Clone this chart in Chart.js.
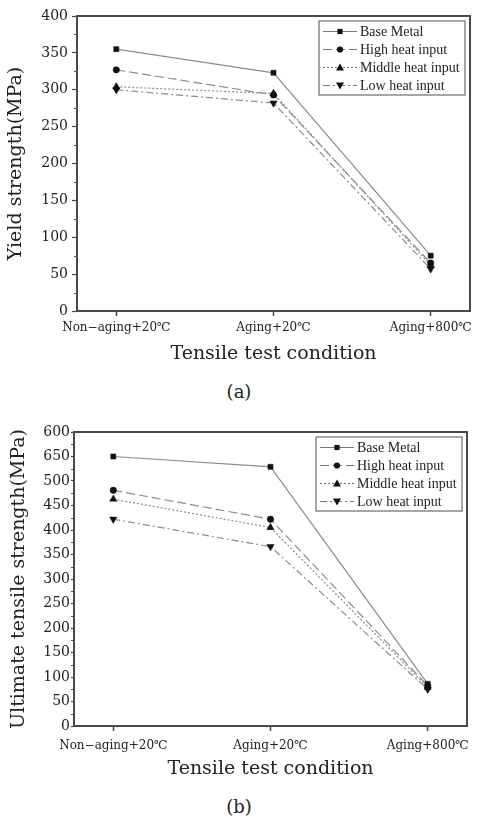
<!DOCTYPE html>
<html><head><meta charset="utf-8">
<script src="https://cdn.jsdelivr.net/npm/chart.js@4/dist/chart.umd.min.js"></script>
<style>
html,body{margin:0;padding:0;background:#fff;width:478px;height:818px;overflow:hidden}
.c{position:absolute;left:0}
.cap{position:absolute;left:0;width:478px;text-align:center;font-family:"DejaVu Serif",serif;font-size:18px;line-height:22px;color:#222}
</style></head><body>
<canvas id="ca" class="c" style="top:0" width="478" height="370"></canvas>
<div class="cap" style="top:381px">(a)</div>
<canvas id="cb" class="c" style="top:410px" width="478" height="370"></canvas>
<div class="cap" style="top:796px">(b)</div>
<script>
const categories = ['Non\u2212aging+20\u2103', 'Aging+20\u2103', 'Aging+800\u2103'];
const seriesNames = ['Base Metal', 'High heat input', 'Middle heat input', 'Low heat input'];
const yieldBase   = [355, 323, 75];
const yieldHigh   = [327, 293, 65];
const yieldMiddle = [304, 295, 62];
const yieldLow    = [300, 282, 57];
const utsBase   = [550, 529, 86];
const utsHigh   = [481, 422, 82];
const utsMiddle = [463, 405, 79];
const utsLow    = [422, 366, 75];
const yieldTickLabels = ['0','50','100','150','200','250','300','350','400'];
const utsTickLabels = ['0','50','100','150','200','250','300','350','400','450','500','650','600'];

const styles = [
  {dash: [], point: 'rect', radius: 3.6, rot: 0},
  {dash: [9, 4], point: 'circle', radius: 3.2, rot: 0},
  {dash: [2, 2], point: 'triangle', radius: 4.2, rot: 0},
  {dash: [7, 3, 2, 3], point: 'triangle', radius: 4.2, rot: 180}
];

function drawMarker(ctx, kind, rot, x, y) {
  ctx.fillStyle = '#111';
  ctx.beginPath();
  if (kind === 'rect') { ctx.rect(x - 2.6, y - 2.6, 5.2, 5.2); }
  else if (kind === 'circle') { ctx.arc(x, y, 3.1, 0, Math.PI * 2); }
  else if (rot === 0) { ctx.moveTo(x, y - 4); ctx.lineTo(x + 4, y + 3); ctx.lineTo(x - 4, y + 3); ctx.closePath(); }
  else { ctx.moveTo(x, y + 4); ctx.lineTo(x + 4, y - 3); ctx.lineTo(x - 4, y - 3); ctx.closePath(); }
  ctx.fill();
}

const framePlugin = {
  id: 'frame',
  afterDraw(chart) {
    const {ctx, chartArea: a} = chart;
    const ys = chart.scales.y;
    ctx.save();
    ctx.setLineDash([]);
    ctx.strokeStyle = '#555'; ctx.lineWidth = 1;
    for (let v = 25; v < ys.max; v += 50) {
      const p = Math.round(ys.getPixelForValue(v)) + 0.5;
      ctx.beginPath(); ctx.moveTo(a.left - 3, p); ctx.lineTo(a.left, p); ctx.stroke();
    }
    ctx.lineWidth = 2; ctx.strokeStyle = '#4a4a4a';
    ctx.strokeRect(a.left, a.top, a.right - a.left, a.bottom - a.top);
    // legend
    const bw = 146, bh = 74;
    const bx = a.right - 5 - bw, by = a.top + 5;
    ctx.fillStyle = '#fff';
    ctx.fillRect(bx, by, bw, bh);
    ctx.lineWidth = 1.3; ctx.strokeStyle = '#777';
    ctx.strokeRect(bx, by, bw, bh);
    ctx.font = '14px "Liberation Serif", serif';
    ctx.textBaseline = 'middle';
    chart.data.datasets.forEach((ds, i) => {
      const st = styles[i];
      const y = by + 10.5 + i * 18;
      ctx.strokeStyle = '#777'; ctx.lineWidth = 1.1;
      ctx.setLineDash(st.dash);
      ctx.beginPath(); ctx.moveTo(bx + 4, y); ctx.lineTo(bx + 38, y); ctx.stroke();
      ctx.setLineDash([]);
      drawMarker(ctx, st.point, st.rot, bx + 21, y);
      ctx.fillStyle = '#222';
      ctx.fillText(ds.label, bx + 41, y + 1);
    });
    ctx.restore();
  }
};

function makeChart(id, series, tickLabels, yMax, opt) {
  const datasets = series.map((vals, i) => ({
    label: seriesNames[i],
    data: vals.map((v, k) => ({x: k, y: v})),
    borderColor: '#8c8c8c',
    borderWidth: 1.2,
    borderDash: styles[i].dash,
    pointStyle: styles[i].point,
    pointRotation: styles[i].rot,
    pointRadius: styles[i].radius,
    pointBackgroundColor: '#111',
    pointBorderColor: '#111',
    pointBorderWidth: 0.5,
    tension: 0,
    fill: false
  }));
  return new Chart(document.getElementById(id), {
    type: 'line',
    data: {datasets},
    options: {
      responsive: false,
      animation: false,
      events: [],
      layout: {padding: opt.padding},
      plugins: {legend: {display: false}, tooltip: {enabled: false}},
      scales: {
        x: {
          type: 'linear', min: -0.25, max: 2.25,
          afterBuildTicks: s => { s.ticks = categories.map((c, i) => ({value: i})); },
          afterFit: s => { s.height = 54; },
          border: {display: false},
          grid: {drawOnChartArea: false, drawTicks: true, tickLength: 5, color: '#444', tickWidth: 1.5},
          ticks: {
            autoSkip: false, maxRotation: 0, padding: opt.xPad, color: '#222',
            font: {family: '"DejaVu Serif", serif', size: 12},
            callback: v => categories[v]
          },
          title: {display: true, text: 'Tensile test condition', color: '#222', padding: {top: 0, bottom: 0},
            font: {family: '"DejaVu Serif", serif', size: 19}}
        },
        y: {
          min: 0, max: yMax,
          afterFit: s => { s.width = opt.yWidth; },
          border: {display: false},
          grid: {drawOnChartArea: false, drawTicks: true, tickLength: opt.yTick, color: '#444', tickWidth: 1.2},
          ticks: {
            stepSize: 50, padding: opt.yPad, color: '#222',
            font: {family: '"DejaVu Serif", serif', size: 14},
            callback: v => tickLabels[Math.round(v / 50)]
          },
          title: {display: true, text: opt.yTitle, color: '#222', padding: {top: opt.yTitlePad, bottom: 0},
            font: {family: '"DejaVu Serif", serif', size: 19}}
        }
      }
    },
    plugins: [framePlugin]
  });
}

makeChart('ca', [yieldBase, yieldHigh, yieldMiddle, yieldLow], yieldTickLabels, 400, {
  padding: {top: 16, right: 8, left: 0, bottom: 5},
  yWidth: 77, yTick: 5, yPad: 4, xPad: 5, yTitlePad: 5,
  yTitle: 'Yield strength(MPa)'
});
makeChart('cb', [utsBase, utsHigh, utsMiddle, utsLow], utsTickLabels, 600, {
  padding: {top: 22, right: 11, left: 0, bottom: 0},
  yWidth: 74, yTick: 3, yPad: 1, xPad: 8, yTitlePad: 8,
  yTitle: 'Ultimate tensile strength(MPa)'
});
</script>
</body></html>
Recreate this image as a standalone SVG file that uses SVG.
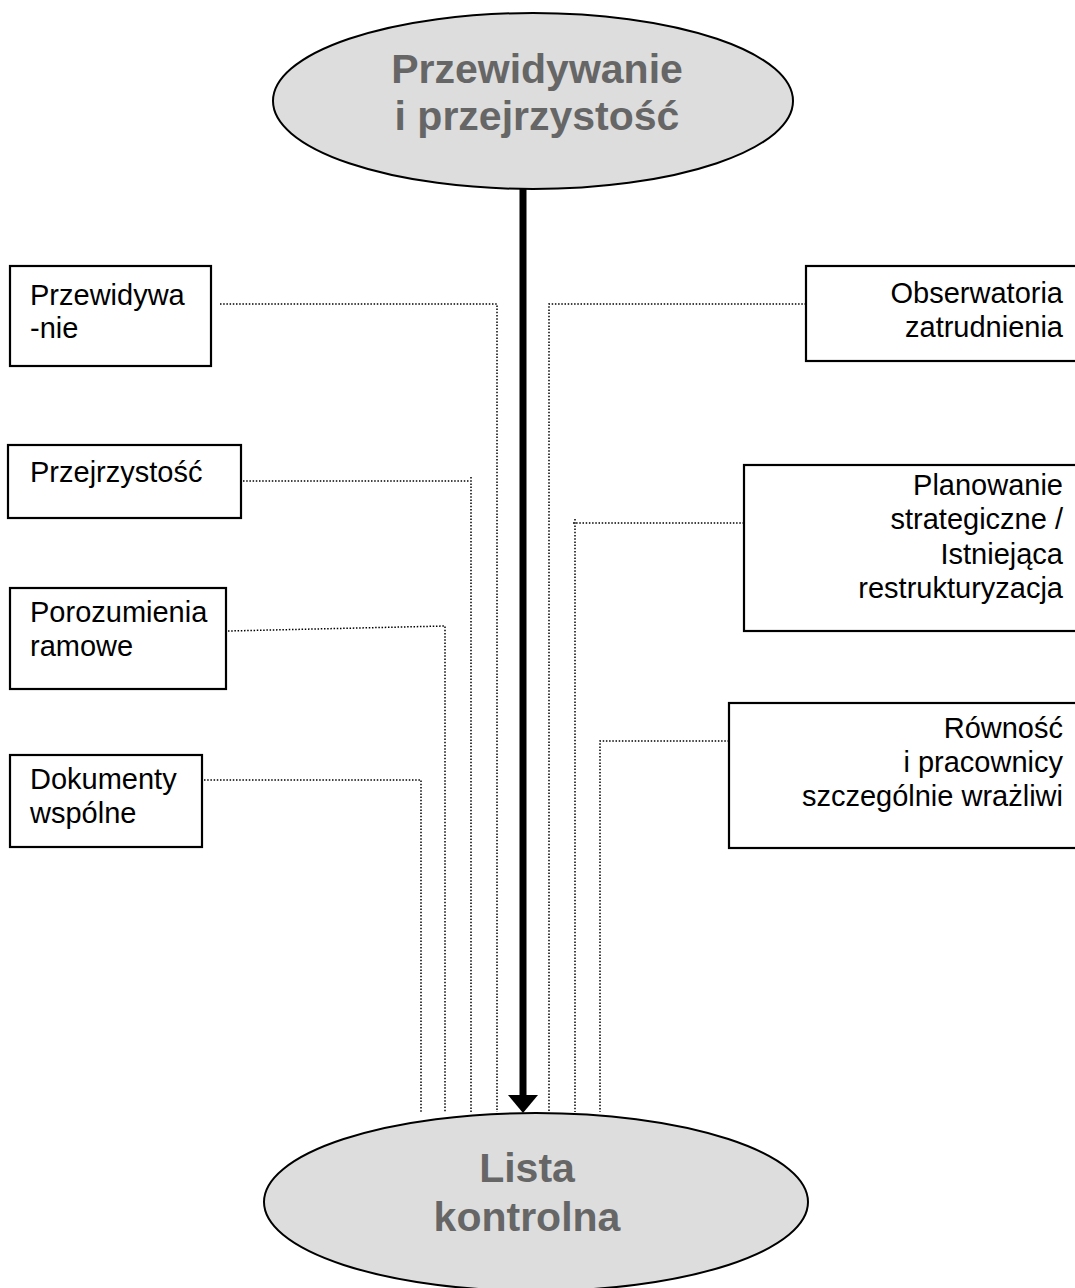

§

:: What you are asked to do ::
Collect every line above that contains the word "this".

:: Exercise response ::
Clone this chart in Chart.js.
Recreate this image as a standalone SVG file that uses SVG.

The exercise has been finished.